本には、唯識に特徴的な言葉(「遍計所執性」「依他起性」「円成実性」など漢字表現の
むずかしい言葉《しかし意味は平易》)がたくさん出てくるのですが、興味ある方は
ぜひ本書を手に取ってみてください。
(すばらしい本です)
終わりに、とても身近な話がありましたのでそれを引用し、私の思うことを。
ーーーーーーーーーー
【引用】
「私は最近、電車の中で座ることができたら、前に立っている人に心の中で「ありがとうございます」
と感謝しようではないかと提案しています。…
(ウンよく座れたとき)「自分は座れてよかった」と思って座っている…。
そこには、無意識であるにしてもエゴ心が働いています。
その人が立っているおかげで私は座ることができていること(自分が座っているという事実)は、
相手が立ち、自分は座っているという現象の背後にあるいわば法則、すなわち「理」にまで目を凝らし
その人と自分とを関係的に見て、「あなたに立っていただいているから私は座ることができました」
という事実(が存在すること)に気づいたのです。…
ほんとうに私たちは、「自分が生きている」のではなく「生かされている」のです。

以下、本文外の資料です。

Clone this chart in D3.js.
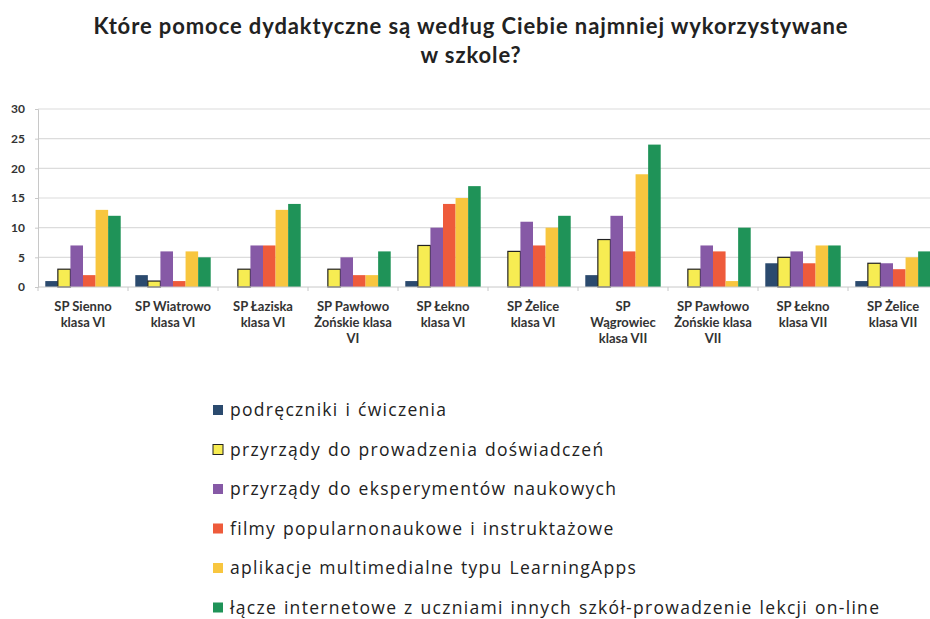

…」
(注:「」・()はこちらでしました)
唯識仏教は、人間は自覚しない(するのがむずかしい)うちに「エゴ」の心が働くので
「阿頼耶識」(視覚など五つの感覚と意識《六識》、それらの奥にある「末那識」とそれよりより
深い根本識)をうまく調えることが最もたいせつなことだと説く。
けれど、わかるようでわからない「阿頼耶識」の話より、もっとも強く感じたのは
「縁起の理」であった。
著者は、私たちは生きるなかですべてのものごとを関係的にとらえてゆくという
「縁起の理」(日ごろは気づかないだけ)を自覚するとき、生き方は大きく変わると
いう。
-----
著者は「座席を譲られた」ら(親切をうけたら)感謝しようと言っているのではない
満席状態で、自分が座れば(座っていれば)自分のぶん、誰かが立つことになる。
(誰も立たなくていいように座席がいっぱい、余裕があればいいが、座席にも限度がある)
ものごとはなんでも有限。限度、限界がある。
人間が生きることだってそうだろう。
(私は見るからに老人。杖をついている。ヘルプマークをつけている。親切を受けることが多い。